Pour soutenir cette politique et tenter de redresser le chiffre d'affaires alors en baisse, des campagnes promotionnelles utilisant parfois la publicité comparative sont lancées. Plus encore, une réorganisation est décidée, qui est rapidement entérinée par Georges Plassat. Davantage de souplesse est laissée aux directeurs d'hypermarchés dans la fixation des prix. Plus tard, le groupe annonce la suppression de 500 à 600 postes, notamment de managers.

Peine perdue ? Aux yeux des consommateurs, le réseau Leclerc bénéficie encore de la meilleure image prix. Tandis que Carrefour souffrirait d'un décalage élevé entre les prix réellement pratiqués sur une série de produits et l'image qu'en ont les Français, selon le baromètre du cabinet OC&C datant de 2013.

"Il faut du temps pour faire évoluer une image prix, cela ne peut pas changer radicalement en un ou deux ans. Non seulement, il faut avoir des prix plus bas mais le démontrer. A ce jeu, le maitre est Leclerc dont le modèle repose sur la garantie de prix bas pour le consommateur et qui en raconte l'histoire depuis des années, son message étant 'nous sommes les héros de votre pouvoir d'achat', avance Jean-Daniel Pick.

Au-delà de l'effort pour réduire certains prix affichés en rayon, suscité notamment par le développement des comparateurs de prix en ligne, la bataille s'est surtout jouée avec les fournisseurs. "La mise en avant des prix bas résulte d'une évolution de la réglementation et surtout de la loi de modernisation de l'économie (LME) en 2009", juge pour sa part un spécialiste de la grande distribution proche des milieux financiers qui a souhaité s'exprimer de façon anonyme. A l'époque, la loi Galland, déjà amendée en 2006 est modifiée de sorte que les marges arrières sont intégrées à l'évaluation des seuils de revente à perte. En clair : les distributeurs peuvent désormais négocier plus aisément les prix des marques nationales, celles qui attirent les visiteurs en magasin.

Un logique qui déroute les investisseurs ?

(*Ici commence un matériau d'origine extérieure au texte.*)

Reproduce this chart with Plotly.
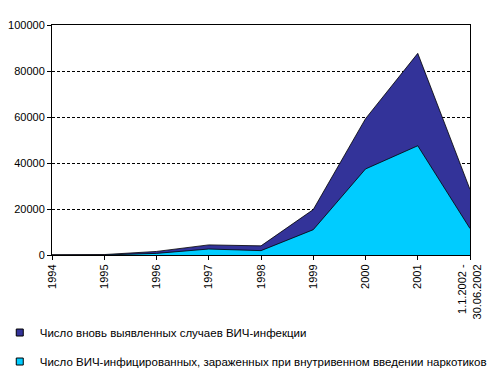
import plotly.graph_objects as go

categories = ["1994", "1995", "1996", "1997", "1998", "1999", "2000", "2001", "1.1.2002 -<br>30.06.2002"]
total_new = [100, 196, 1546, 4399, 3971, 19758, 59261, 87671, 28500]
idu_cases = [0, 0, 700, 2600, 1900, 11000, 37400, 47500, 11500]

name_total = "Число вновь выявленных случаев ВИЧ-инфекции"
name_idu = "Число ВИЧ-инфицированных, зараженных при внутривенном введении наркотиков"

fig = go.Figure()
fig.add_trace(go.Scatter(x=categories, y=total_new, name=name_total, mode="lines",
                         fill="tozeroy", fillcolor="#333399",
                         line=dict(color="#000000", width=0.8), showlegend=False))
fig.add_trace(go.Scatter(x=categories, y=idu_cases, name=name_idu, mode="lines",
                         fill="tozeroy", fillcolor="#00CCFF",
                         line=dict(color="#000000", width=0.8), showlegend=False))
# legend entries (square swatches like the original)
fig.add_trace(go.Scatter(x=[None], y=[None], name=name_total, mode="markers",
                         marker=dict(symbol="square", size=7, color="#333399",
                                     line=dict(color="#000000", width=1)),
                         legendgroup="a"))
fig.add_trace(go.Scatter(x=[None], y=[None], name=name_idu, mode="markers",
                         marker=dict(symbol="square", size=7, color="#00CCFF",
                                     line=dict(color="#000000", width=1)),
                         legendgroup="b"))

font = dict(family="Liberation Sans, Arial, sans-serif", size=11, color="#000000")
fig.update_layout(
    width=494, height=388,
    margin=dict(l=52, r=24, t=25, b=133, autoexpand=False),
    paper_bgcolor="white", plot_bgcolor="white",
    font=font,
    showlegend=True,
    legend=dict(x=-0.125, y=-0.274, xanchor="left", yanchor="top",
                font=dict(family="Liberation Sans, Arial, sans-serif", size=11.5, color="#000000"),
                tracegroupgap=10, bgcolor="rgba(0,0,0,0)"),
    xaxis=dict(type="category", range=[0, 8], showgrid=False, automargin=False,
               showline=True, linecolor="#000000", linewidth=1, mirror=True,
               ticks="outside", ticklen=4, tickcolor="#000000",
               tickangle=-90, tickfont=font, zeroline=False),
    yaxis=dict(range=[0, 100000], dtick=20000, showgrid=True, automargin=False,
               gridcolor="#000000", griddash="3px,2px", gridwidth=1,
               showline=True, linecolor="#000000", linewidth=1, mirror=True,
               ticks="outside", ticklen=4, tickcolor="#000000",
               tickfont=font, tickformat="d", zeroline=False),
)
fig.write_html("out.html", config={"displayModeBar": False},
               post_script="document.body.style.margin='0';document.body.style.overflow='hidden';")
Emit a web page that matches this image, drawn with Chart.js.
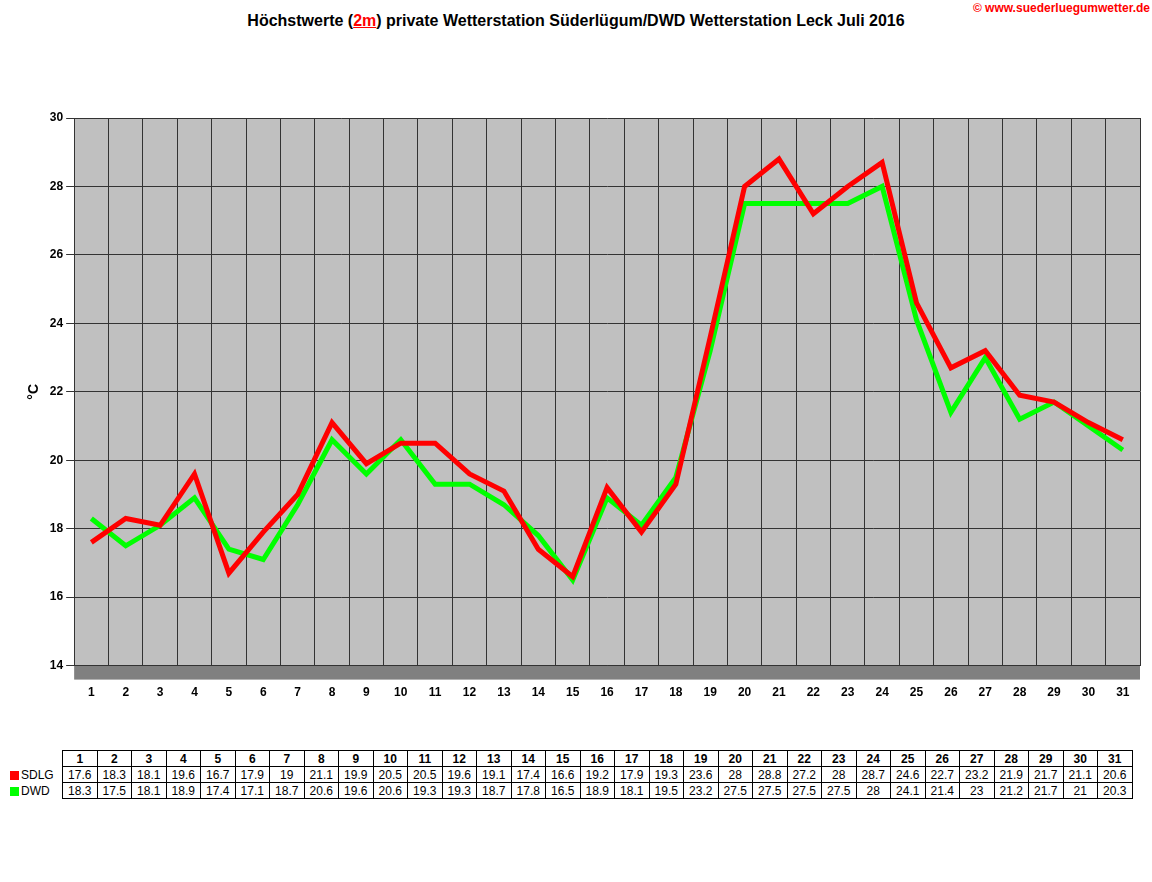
<!DOCTYPE html>
<html><head><meta charset="utf-8">
<script src="https://cdn.jsdelivr.net/npm/chart.js@4/dist/chart.umd.min.js"></script>
<style>
body{margin:0;background:#fff;font-family:"Liberation Sans",Arial,sans-serif;}
#wrap{position:relative;width:1152px;height:882px;}
#title{position:absolute;top:12px;left:0;width:1152px;text-align:center;font-weight:bold;font-size:16px;}
#title u{color:#f00}
#link{position:absolute;top:1px;right:2px;color:#f00;font-size:12px;font-weight:bold;}
#cw{position:absolute;top:80px;left:0;width:1152px;height:640px;}
table{position:absolute;top:750px;left:8px;border-collapse:collapse;font-size:12px;}
td{border:1px solid #000;height:15px;padding:0;text-align:center;width:33.5px;}
td.h{width:54px;text-align:left;border:none;}
tr.hd td{font-weight:bold;}
.sw{display:inline-block;width:9px;height:9px;margin:0 2px 0 2px;vertical-align:-1px;}
</style></head><body>
<div id="wrap">
<div id="title">Höchstwerte (<u>2m</u>) private Wetterstation Süderlügum/DWD Wetterstation Leck Juli 2016</div>
<div id="link">© www.suederluegumwetter.de</div>
<div id="cw"><canvas id="c"></canvas></div>
<table id="t"></table>
</div>
<script>
const days=Array.from({length:31},(_,i)=>String(i+1));
const sdlg=[17.6,18.3,18.1,19.6,16.7,17.9,19,21.1,19.9,20.5,20.5,19.6,19.1,17.4,16.6,19.2,17.9,19.3,23.6,28,28.8,27.2,28,28.7,24.6,22.7,23.2,21.9,21.7,21.1,20.6];
const dwd=[18.3,17.5,18.1,18.9,17.4,17.1,18.7,20.6,19.6,20.6,19.3,19.3,18.7,17.8,16.5,18.9,18.1,19.5,23.2,27.5,27.5,27.5,27.5,28,24.1,21.4,23,21.2,21.7,21,20.3];

const t=document.getElementById('t');
let h='<tr class="hd"><td class="h"></td>'+days.map(d=>'<td>'+d+'</td>').join('')+'</tr>';
h+='<tr><td class="h"><span class="sw" style="background:#f00"></span>SDLG</td>'+sdlg.map(v=>'<td>'+v+'</td>').join('')+'</tr>';
h+='<tr><td class="h"><span class="sw" style="background:#0f0"></span>DWD</td>'+dwd.map(v=>'<td>'+v+'</td>').join('')+'</tr>';
t.innerHTML=h;

const bg={id:'bg',beforeDraw(c){const a=c.chartArea,x=c.ctx;x.save();x.fillStyle='#c0c0c0';x.fillRect(a.left,a.top,a.right-a.left,a.bottom-a.top);x.fillStyle='#808080';x.fillRect(a.left,a.bottom,a.right-a.left,14);x.restore();}};
new Chart(document.getElementById('c'),{
type:'line',
data:{labels:days,datasets:[
{label:'SDLG',data:sdlg,borderColor:'#f00',borderWidth:5,pointRadius:0,tension:0,order:1},
{label:'DWD',data:dwd,borderColor:'#0f0',borderWidth:5,pointRadius:0,tension:0,order:2}]},
options:{responsive:true,maintainAspectRatio:false,animation:false,
layout:{padding:{left:22,right:12,top:38,bottom:0}},
plugins:{legend:{display:false},tooltip:{enabled:false}},
scales:{
x:{offset:true,grid:{color:'#333',offset:true,drawTicks:false},border:{color:'#333'},
ticks:{color:'#000',font:{weight:'bold',size:12},padding:20}},
y:{min:14,max:30,ticks:{stepSize:2,color:'#000',font:{weight:'bold',size:12}},
grid:{color:'#333'},border:{color:'#333'},
title:{display:true,text:'°C',color:'#000',font:{weight:'bold',size:14}}}}},
plugins:[bg]});
</script>
</body></html>
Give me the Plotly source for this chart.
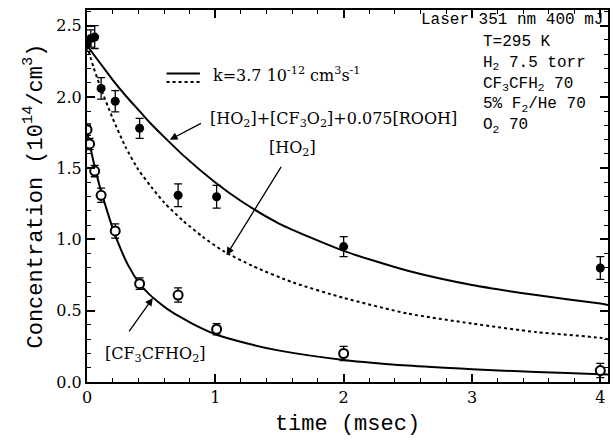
import plotly.graph_objects as go

# Measured concentrations (10^14 molecule/cm^3) versus time (msec)
t_total = [0.0, 0.03, 0.06, 0.11, 0.22, 0.41, 0.71, 1.01, 2.0, 4.0]
c_total = [2.37, 2.41, 2.42, 2.06, 1.97, 1.78, 1.31, 1.30, 0.95, 0.80]
e_total = [0.05, 0.06, 0.08, 0.075, 0.075, 0.07, 0.08, 0.08, 0.07, 0.08]

t_rad = [0.0, 0.02, 0.06, 0.11, 0.22, 0.41, 0.71, 1.01, 2.0, 4.0]
c_rad = [1.77, 1.67, 1.48, 1.31, 1.06, 0.69, 0.61, 0.37, 0.20, 0.08]
e_rad = [0.04, 0.04, 0.04, 0.05, 0.05, 0.04, 0.05, 0.04, 0.05, 0.05]

# Model curves (k = 3.7e-12 cm^3 s^-1)
fit_total_t = [0.0, 0.1, 0.2, 0.3, 0.41, 0.5, 0.6, 0.75, 1.0, 1.2, 1.5, 2.0, 2.5, 3.0, 3.5, 4.0, 4.06]
fit_total_c = [2.36, 2.24, 2.12, 2.01, 1.90, 1.81, 1.72, 1.59, 1.40, 1.27, 1.11, 0.92, 0.78, 0.68, 0.61, 0.55, 0.54]

fit_ho2_t = [0.0, 0.05, 0.1, 0.2, 0.3, 0.4, 0.5, 0.6, 0.75, 0.9, 1.06, 1.3, 1.6, 2.0, 2.5, 3.0, 3.5, 4.0, 4.06]
fit_ho2_c = [2.36, 2.21, 2.08, 1.85, 1.65, 1.49, 1.37, 1.26, 1.13, 1.02, 0.92, 0.81, 0.70, 0.59, 0.48, 0.41, 0.35, 0.31, 0.30]

fit_rad_t = [0.0, 0.03, 0.06, 0.1, 0.15, 0.2, 0.25, 0.32, 0.41, 0.48, 0.55, 0.63, 0.72, 0.85, 1.0, 1.25, 1.5, 2.0, 2.5, 3.0, 3.5, 4.0, 4.06]
fit_rad_c = [1.76, 1.63, 1.51, 1.37, 1.22, 1.08, 0.96, 0.82, 0.69, 0.62, 0.565, 0.51, 0.46, 0.395, 0.335, 0.27, 0.22, 0.155, 0.115, 0.09, 0.07, 0.055, 0.053]

x_ticks = [0, 1, 2, 3, 4]
y_ticks = [0.0, 0.5, 1.0, 1.5, 2.0, 2.5]

laser_line = "Laser 351 nm 400 mJ"
conditions = ["T=295 K", "H<sub>2</sub> 7.5 torr", "CF<sub>3</sub>CFH<sub>2</sub> 70",
              "5% F<sub>2</sub>/He 70", "O<sub>2</sub> 70"]

SERIF = "DejaVu Serif"
MONO = "Liberation Mono"

fig = go.Figure()

curve = dict(color="black", width=2, shape="spline", smoothing=0.6)
fig.add_trace(go.Scatter(x=fit_total_t, y=fit_total_c, mode="lines", line=curve))
fig.add_trace(go.Scatter(x=fit_ho2_t, y=fit_ho2_c, mode="lines", line=dict(curve, dash="dot")))
fig.add_trace(go.Scatter(x=fit_rad_t, y=fit_rad_c, mode="lines", line=curve))

fig.add_trace(go.Scatter(
    x=t_total, y=c_total, mode="markers",
    marker=dict(symbol="circle", size=9, color="black"),
    error_y=dict(type="data", array=e_total, color="black", thickness=1.3, width=4),
))
fig.add_trace(go.Scatter(
    x=t_rad, y=c_rad, mode="markers",
    marker=dict(symbol="circle", size=9, color="white", line=dict(color="black", width=2)),
    error_y=dict(type="data", array=e_rad, color="black", thickness=1.3, width=4),
))

# key for the model curves
fig.add_shape(type="line", x0=0.62, x1=0.88, y0=2.165, y1=2.165, line=dict(color="black", width=2))
fig.add_shape(type="line", x0=0.62, x1=0.88, y0=2.105, y1=2.105,
              line=dict(color="black", width=2, dash="dot"))

ann = []
ann.append(dict(x=0.97, y=2.155, xanchor="left", yanchor="middle", showarrow=False,
                text="k=3.7 10<sup>-12</sup> cm<sup>3</sup>s<sup>-1</sup>",
                font=dict(family=SERIF, size=16, color="black")))
ann.append(dict(x=0.94, y=1.84, xanchor="left", yanchor="middle", showarrow=False,
                text="[HO<sub>2</sub>]+[CF<sub>3</sub>O<sub>2</sub>]+0.075[ROOH]",
                font=dict(family=SERIF, size=16, color="black")))
ann.append(dict(x=1.60, y=1.64, xanchor="center", yanchor="middle", showarrow=False,
                text="[HO<sub>2</sub>]", font=dict(family=SERIF, size=16, color="black")))
ann.append(dict(x=0.53, y=0.19, xanchor="center", yanchor="middle", showarrow=False,
                text="[CF<sub>3</sub>CFHO<sub>2</sub>]", font=dict(family=SERIF, size=16, color="black")))

arrow = dict(text="", showarrow=True, arrowhead=2, arrowsize=1.2, arrowwidth=1.3,
             arrowcolor="black", axref="x", ayref="y", xref="x", yref="y", standoff=0, startstandoff=0)
ann.append(dict(arrow, x=0.645, y=1.70, ax=0.90, ay=1.82))
ann.append(dict(arrow, x=1.087, y=0.89, ax=1.52, ay=1.52))
ann.append(dict(arrow, x=0.513, y=0.59, ax=0.32, ay=0.344))

ann.append(dict(xref="paper", yref="paper", x=0.995, y=0.972, xanchor="right", yanchor="middle",
                showarrow=False, text=laser_line,
                font=dict(family=MONO, size=16, color="black")))
ann.append(dict(xref="paper", yref="paper", x=0.757, y=0.944, xanchor="left", yanchor="top",
                align="left", showarrow=False, text="<br>".join(conditions),
                font=dict(family=MONO, size=16, color="black")))

axis_common = dict(showline=True, linecolor="black", linewidth=2, mirror="allticks",
                   ticks="inside", ticklen=8, tickwidth=1.5, tickcolor="black",
                   showgrid=False, zeroline=False,
                   tickfont=dict(family=SERIF, size=16, color="black"))

fig.update_layout(
    width=614, height=440,
    margin=dict(l=87, r=4, t=10, b=58),
    paper_bgcolor="white", plot_bgcolor="white",
    showlegend=False,
    annotations=ann,
    xaxis=dict(axis_common, range=[0, 4.06], tickvals=x_ticks,
               minor=dict(dtick=0.2, ticks="inside", ticklen=4, tickcolor="black", tickwidth=1.2),
               title=dict(text="time (msec)", font=dict(family=MONO, size=22, color="black"), standoff=8)),
    yaxis=dict(axis_common, range=[0, 2.61], tickvals=y_ticks, tickformat=".1f",
               minor=dict(dtick=0.1, ticks="inside", ticklen=4, tickcolor="black", tickwidth=1.2),
               title=dict(text="Concentration (10<sup>14</sup>/cm<sup>3</sup>)",
                          font=dict(family=MONO, size=22, color="black"), standoff=8)),
)

fig.write_html("out.html")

A cela s'ajoute une logique différente de celle qui avait cours jusqu'alors qui vise à augmenter les bénéfices en augmentant les volumes vendus.  A la fin, les marges par produit peuvent avoir baissé, mais la hausse des volumes est censée compenser cette diminution. Une stratégie parfois désignée sous le terme de "masse de marge" par opposition à celle des "taux de marge" qui consiste, comme son nom le laisse supposer à augmenter le bénéfice en augmentant les marges.

Cette logique n'a pas été immédiatement suivie par les investisseurs sur les marchés financiers. "Ils ont mis du temps à voir les bénéfices de la LME pour Carrefour. La logique de masse de marge n'était pas celle à laquelle ils étaient habitués", relève le spécialiste cité plus haut.

Et la consolidation continue

Plus récemment, la concentration - qui s'est opérée en France avec la mise en commun des achats de Carrefour et Cora, Casino et Intermarché, Auchan et Super U - a renforcé cette tendance. A cet égard, Georges Plassat prédit une poursuite du mouvement. "La conjoncture va être âpre, il y aura des consolidations partout", affirme-t-il dans le JDD. Ce qui laisse supposer la poursuite de la "guerre des coûts".

"Désormais la consolidation sera européenne", commente pour sa part Jean-Daniel Pick. De fait, vendredi, Leclerc, qui jusqu'ici faisait cavalier seul, a annoncé un accord avec l'allemand Rewe. En Belgique, cela va bien plus loin qu'un simple rapprochement de centrales d'achats puisque Delhaize serait en discussions avec le numéro un néerlandais en vue d'une fusion.